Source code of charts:
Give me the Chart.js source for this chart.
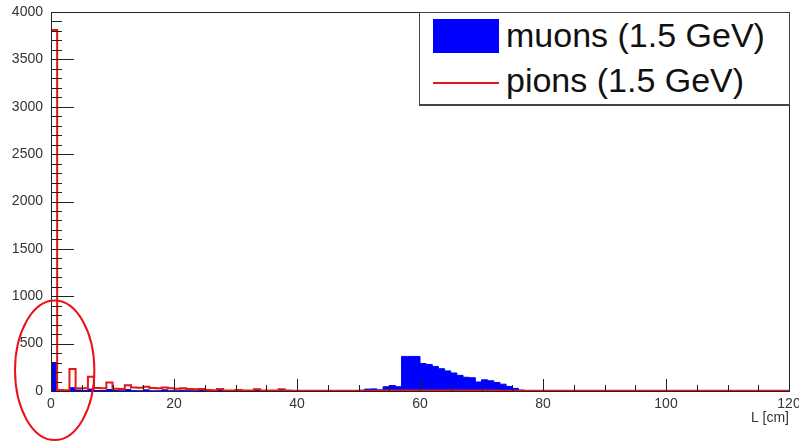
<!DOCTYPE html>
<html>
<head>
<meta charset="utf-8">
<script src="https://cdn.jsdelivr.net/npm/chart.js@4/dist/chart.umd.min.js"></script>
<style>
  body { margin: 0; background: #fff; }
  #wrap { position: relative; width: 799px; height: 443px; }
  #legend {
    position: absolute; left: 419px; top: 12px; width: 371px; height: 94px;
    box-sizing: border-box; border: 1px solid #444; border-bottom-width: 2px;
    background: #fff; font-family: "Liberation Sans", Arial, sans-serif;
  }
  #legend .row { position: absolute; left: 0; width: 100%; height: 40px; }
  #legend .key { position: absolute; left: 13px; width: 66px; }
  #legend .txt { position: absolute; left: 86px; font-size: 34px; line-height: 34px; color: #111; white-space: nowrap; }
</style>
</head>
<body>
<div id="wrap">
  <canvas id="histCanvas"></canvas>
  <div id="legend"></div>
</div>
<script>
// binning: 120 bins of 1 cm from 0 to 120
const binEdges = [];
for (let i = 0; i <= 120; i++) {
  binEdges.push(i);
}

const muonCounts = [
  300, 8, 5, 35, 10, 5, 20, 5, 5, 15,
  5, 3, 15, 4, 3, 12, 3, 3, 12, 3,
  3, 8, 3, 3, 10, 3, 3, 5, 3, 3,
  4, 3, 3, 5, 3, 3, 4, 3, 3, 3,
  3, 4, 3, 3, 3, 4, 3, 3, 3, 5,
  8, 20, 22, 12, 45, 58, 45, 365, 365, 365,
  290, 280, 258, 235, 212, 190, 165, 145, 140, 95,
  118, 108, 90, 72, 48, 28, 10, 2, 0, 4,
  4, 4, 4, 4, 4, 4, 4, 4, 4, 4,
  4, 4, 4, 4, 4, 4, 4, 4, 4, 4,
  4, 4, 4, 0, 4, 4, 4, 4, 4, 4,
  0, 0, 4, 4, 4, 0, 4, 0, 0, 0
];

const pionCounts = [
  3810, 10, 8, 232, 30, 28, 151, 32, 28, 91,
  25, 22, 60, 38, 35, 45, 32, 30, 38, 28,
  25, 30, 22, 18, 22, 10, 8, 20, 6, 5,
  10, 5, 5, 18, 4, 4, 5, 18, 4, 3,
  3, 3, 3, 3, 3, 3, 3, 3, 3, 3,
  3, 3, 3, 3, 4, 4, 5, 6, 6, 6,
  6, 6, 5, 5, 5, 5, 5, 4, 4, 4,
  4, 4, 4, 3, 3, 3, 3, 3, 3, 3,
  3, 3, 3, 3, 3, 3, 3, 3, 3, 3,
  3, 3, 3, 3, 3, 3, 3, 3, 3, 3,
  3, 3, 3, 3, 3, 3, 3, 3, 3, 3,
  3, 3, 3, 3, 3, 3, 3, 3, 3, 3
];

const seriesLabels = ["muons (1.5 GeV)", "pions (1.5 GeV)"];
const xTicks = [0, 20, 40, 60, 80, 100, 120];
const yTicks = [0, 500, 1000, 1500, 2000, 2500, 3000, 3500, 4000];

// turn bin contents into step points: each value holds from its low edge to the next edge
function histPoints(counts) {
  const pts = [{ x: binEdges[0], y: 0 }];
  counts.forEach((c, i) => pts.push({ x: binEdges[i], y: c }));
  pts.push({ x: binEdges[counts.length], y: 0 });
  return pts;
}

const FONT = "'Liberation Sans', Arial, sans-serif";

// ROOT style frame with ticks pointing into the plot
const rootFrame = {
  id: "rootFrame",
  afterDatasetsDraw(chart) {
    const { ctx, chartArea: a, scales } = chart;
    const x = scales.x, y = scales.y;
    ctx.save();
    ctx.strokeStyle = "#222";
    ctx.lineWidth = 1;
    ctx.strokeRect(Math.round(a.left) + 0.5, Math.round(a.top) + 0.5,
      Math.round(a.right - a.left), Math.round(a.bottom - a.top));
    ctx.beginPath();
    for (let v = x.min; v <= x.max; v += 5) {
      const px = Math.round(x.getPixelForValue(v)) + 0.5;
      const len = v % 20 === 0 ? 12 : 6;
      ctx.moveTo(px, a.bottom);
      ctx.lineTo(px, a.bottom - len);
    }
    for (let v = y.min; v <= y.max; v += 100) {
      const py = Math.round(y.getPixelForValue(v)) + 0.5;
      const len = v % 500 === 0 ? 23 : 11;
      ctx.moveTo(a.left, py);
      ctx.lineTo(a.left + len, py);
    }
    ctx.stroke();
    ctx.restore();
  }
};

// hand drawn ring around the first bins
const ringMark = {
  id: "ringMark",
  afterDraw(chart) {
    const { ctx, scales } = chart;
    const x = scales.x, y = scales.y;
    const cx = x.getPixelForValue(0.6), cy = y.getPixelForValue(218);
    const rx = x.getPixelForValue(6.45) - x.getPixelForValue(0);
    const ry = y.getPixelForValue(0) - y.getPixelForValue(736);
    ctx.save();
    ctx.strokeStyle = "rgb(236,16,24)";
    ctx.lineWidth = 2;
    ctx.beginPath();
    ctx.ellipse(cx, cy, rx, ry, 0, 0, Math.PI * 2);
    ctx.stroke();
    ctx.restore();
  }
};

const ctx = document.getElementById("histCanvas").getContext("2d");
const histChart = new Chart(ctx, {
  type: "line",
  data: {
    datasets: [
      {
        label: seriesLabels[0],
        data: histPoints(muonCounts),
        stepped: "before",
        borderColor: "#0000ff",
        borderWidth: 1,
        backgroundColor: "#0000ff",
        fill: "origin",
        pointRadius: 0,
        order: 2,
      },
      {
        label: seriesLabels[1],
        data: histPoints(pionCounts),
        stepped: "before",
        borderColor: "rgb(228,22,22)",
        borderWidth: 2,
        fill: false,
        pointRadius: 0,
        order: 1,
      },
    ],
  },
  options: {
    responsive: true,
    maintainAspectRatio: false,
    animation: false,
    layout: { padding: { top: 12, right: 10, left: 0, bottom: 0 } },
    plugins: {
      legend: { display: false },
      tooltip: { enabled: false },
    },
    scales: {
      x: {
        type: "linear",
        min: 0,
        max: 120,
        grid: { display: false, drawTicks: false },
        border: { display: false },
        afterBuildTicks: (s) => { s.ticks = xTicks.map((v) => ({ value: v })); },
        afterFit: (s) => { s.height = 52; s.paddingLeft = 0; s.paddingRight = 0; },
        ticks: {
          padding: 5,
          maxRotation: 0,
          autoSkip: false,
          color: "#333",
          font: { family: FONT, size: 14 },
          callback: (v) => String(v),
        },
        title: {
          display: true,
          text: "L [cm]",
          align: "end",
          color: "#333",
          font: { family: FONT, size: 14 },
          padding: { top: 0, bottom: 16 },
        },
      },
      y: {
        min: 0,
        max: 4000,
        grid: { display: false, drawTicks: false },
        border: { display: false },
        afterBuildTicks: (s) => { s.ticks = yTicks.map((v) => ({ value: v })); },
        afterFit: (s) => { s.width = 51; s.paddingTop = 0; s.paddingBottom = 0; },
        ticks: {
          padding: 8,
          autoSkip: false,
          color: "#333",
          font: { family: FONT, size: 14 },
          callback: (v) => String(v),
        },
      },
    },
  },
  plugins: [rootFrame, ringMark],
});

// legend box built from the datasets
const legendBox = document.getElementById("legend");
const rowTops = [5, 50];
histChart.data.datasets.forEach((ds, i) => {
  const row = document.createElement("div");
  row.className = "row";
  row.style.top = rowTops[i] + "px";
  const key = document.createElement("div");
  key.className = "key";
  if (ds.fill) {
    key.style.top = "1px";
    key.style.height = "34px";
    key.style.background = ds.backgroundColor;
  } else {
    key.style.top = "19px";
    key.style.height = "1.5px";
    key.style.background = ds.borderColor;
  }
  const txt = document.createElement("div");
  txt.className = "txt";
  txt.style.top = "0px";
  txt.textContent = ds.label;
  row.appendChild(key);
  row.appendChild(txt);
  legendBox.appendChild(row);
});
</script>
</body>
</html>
...
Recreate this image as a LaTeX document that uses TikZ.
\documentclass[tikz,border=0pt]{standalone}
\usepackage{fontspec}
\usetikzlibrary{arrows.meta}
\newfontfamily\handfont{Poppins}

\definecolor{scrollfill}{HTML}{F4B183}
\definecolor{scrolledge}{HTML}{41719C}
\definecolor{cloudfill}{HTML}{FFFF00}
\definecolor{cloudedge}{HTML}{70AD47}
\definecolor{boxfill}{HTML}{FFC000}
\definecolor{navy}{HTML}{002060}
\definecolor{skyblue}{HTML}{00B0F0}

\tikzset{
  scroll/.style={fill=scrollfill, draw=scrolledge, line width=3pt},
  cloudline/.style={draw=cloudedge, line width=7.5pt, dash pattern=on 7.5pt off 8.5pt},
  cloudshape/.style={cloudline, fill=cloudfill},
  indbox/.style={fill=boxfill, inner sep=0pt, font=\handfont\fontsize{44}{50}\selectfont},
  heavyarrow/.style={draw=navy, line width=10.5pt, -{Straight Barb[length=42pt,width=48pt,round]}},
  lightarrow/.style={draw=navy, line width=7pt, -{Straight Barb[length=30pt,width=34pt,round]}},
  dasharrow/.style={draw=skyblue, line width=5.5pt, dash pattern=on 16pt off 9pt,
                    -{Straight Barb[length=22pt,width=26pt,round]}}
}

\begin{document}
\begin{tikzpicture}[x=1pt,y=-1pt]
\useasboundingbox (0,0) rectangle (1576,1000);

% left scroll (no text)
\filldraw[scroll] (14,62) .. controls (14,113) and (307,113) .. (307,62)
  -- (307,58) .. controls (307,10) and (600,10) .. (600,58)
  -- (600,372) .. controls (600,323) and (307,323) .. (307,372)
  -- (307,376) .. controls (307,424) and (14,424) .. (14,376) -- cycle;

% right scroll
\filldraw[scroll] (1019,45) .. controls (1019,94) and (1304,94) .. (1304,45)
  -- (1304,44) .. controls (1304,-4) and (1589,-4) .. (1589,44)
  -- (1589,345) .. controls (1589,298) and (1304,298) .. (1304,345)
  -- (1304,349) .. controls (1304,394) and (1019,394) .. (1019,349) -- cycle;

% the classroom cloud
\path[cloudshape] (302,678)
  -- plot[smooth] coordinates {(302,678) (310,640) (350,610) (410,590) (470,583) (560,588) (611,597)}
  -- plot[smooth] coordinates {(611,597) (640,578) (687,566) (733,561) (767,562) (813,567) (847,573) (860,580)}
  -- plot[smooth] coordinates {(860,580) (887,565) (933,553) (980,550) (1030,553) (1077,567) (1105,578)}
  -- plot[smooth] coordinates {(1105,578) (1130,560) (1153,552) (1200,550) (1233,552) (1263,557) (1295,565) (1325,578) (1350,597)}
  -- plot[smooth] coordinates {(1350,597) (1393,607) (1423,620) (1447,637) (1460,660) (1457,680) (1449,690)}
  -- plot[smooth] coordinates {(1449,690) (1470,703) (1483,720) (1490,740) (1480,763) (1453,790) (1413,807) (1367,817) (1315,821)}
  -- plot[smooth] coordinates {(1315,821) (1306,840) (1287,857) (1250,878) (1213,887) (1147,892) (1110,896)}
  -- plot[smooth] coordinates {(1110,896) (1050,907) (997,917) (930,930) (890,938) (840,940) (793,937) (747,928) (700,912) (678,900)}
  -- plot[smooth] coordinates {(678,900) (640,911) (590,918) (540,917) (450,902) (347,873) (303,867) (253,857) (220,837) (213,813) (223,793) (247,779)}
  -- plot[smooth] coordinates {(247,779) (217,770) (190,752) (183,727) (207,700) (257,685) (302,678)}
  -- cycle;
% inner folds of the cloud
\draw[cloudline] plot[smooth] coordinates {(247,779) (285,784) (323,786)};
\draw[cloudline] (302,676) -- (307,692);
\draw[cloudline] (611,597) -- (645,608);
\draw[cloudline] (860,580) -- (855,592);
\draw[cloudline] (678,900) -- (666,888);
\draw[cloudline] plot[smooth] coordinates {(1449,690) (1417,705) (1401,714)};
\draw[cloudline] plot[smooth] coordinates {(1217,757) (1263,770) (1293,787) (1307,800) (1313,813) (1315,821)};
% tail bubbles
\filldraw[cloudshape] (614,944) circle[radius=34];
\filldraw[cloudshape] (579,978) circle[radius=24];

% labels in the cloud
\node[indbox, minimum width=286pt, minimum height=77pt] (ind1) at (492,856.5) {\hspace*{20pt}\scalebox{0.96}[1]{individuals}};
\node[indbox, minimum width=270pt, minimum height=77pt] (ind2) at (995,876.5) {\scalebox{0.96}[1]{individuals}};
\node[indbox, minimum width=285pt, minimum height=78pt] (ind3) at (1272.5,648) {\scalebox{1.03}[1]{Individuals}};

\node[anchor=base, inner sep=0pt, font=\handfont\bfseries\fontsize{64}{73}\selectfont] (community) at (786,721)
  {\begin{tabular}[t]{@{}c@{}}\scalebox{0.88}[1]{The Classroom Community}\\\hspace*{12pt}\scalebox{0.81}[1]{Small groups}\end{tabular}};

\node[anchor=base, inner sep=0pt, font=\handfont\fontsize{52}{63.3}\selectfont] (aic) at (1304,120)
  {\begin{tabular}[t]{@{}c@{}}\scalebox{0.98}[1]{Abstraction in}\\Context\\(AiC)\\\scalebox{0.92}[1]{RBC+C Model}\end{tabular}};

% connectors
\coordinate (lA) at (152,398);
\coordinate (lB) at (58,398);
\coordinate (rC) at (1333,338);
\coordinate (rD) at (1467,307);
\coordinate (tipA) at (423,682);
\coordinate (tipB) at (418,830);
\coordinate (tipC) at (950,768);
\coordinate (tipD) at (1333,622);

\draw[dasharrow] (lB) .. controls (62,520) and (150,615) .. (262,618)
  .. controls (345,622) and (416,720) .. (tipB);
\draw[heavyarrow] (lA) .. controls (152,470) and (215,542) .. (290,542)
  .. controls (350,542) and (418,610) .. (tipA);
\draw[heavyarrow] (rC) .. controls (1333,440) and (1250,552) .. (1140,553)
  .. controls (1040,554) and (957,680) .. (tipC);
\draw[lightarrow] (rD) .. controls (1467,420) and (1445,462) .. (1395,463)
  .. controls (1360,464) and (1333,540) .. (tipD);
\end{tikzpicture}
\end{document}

Goal of the exercise: Take the material above and output only the lines from the one that contains "Give me the Chart.js source for this chart." through the one that contains "3000, 3500, 4000];", ends included and images left out.

Answer to this problem:
Give me the Chart.js source for this chart.
<!DOCTYPE html>
<html>
<head>
<meta charset="utf-8">
<script src="https://cdn.jsdelivr.net/npm/chart.js@4/dist/chart.umd.min.js"></script>
<style>
  body { margin: 0; background: #fff; }
  #wrap { position: relative; width: 799px; height: 443px; }
  #legend {
    position: absolute; left: 419px; top: 12px; width: 371px; height: 94px;
    box-sizing: border-box; border: 1px solid #444; border-bottom-width: 2px;
    background: #fff; font-family: "Liberation Sans", Arial, sans-serif;
  }
  #legend .row { position: absolute; left: 0; width: 100%; height: 40px; }
  #legend .key { position: absolute; left: 13px; width: 66px; }
  #legend .txt { position: absolute; left: 86px; font-size: 34px; line-height: 34px; color: #111; white-space: nowrap; }
</style>
</head>
<body>
<div id="wrap">
  <canvas id="histCanvas"></canvas>
  <div id="legend"></div>
</div>
<script>
// binning: 120 bins of 1 cm from 0 to 120
const binEdges = [];
for (let i = 0; i <= 120; i++) {
  binEdges.push(i);
}

const muonCounts = [
  300, 8, 5, 35, 10, 5, 20, 5, 5, 15,
  5, 3, 15, 4, 3, 12, 3, 3, 12, 3,
  3, 8, 3, 3, 10, 3, 3, 5, 3, 3,
  4, 3, 3, 5, 3, 3, 4, 3, 3, 3,
  3, 4, 3, 3, 3, 4, 3, 3, 3, 5,
  8, 20, 22, 12, 45, 58, 45, 365, 365, 365,
  290, 280, 258, 235, 212, 190, 165, 145, 140, 95,
  118, 108, 90, 72, 48, 28, 10, 2, 0, 4,
  4, 4, 4, 4, 4, 4, 4, 4, 4, 4,
  4, 4, 4, 4, 4, 4, 4, 4, 4, 4,
  4, 4, 4, 0, 4, 4, 4, 4, 4, 4,
  0, 0, 4, 4, 4, 0, 4, 0, 0, 0
];

const pionCounts = [
  3810, 10, 8, 232, 30, 28, 151, 32, 28, 91,
  25, 22, 60, 38, 35, 45, 32, 30, 38, 28,
  25, 30, 22, 18, 22, 10, 8, 20, 6, 5,
  10, 5, 5, 18, 4, 4, 5, 18, 4, 3,
  3, 3, 3, 3, 3, 3, 3, 3, 3, 3,
  3, 3, 3, 3, 4, 4, 5, 6, 6, 6,
  6, 6, 5, 5, 5, 5, 5, 4, 4, 4,
  4, 4, 4, 3, 3, 3, 3, 3, 3, 3,
  3, 3, 3, 3, 3, 3, 3, 3, 3, 3,
  3, 3, 3, 3, 3, 3, 3, 3, 3, 3,
  3, 3, 3, 3, 3, 3, 3, 3, 3, 3,
  3, 3, 3, 3, 3, 3, 3, 3, 3, 3
];

const seriesLabels = ["muons (1.5 GeV)", "pions (1.5 GeV)"];
const xTicks = [0, 20, 40, 60, 80, 100, 120];
const yTicks = [0, 500, 1000, 1500, 2000, 2500, 3000, 3500, 4000];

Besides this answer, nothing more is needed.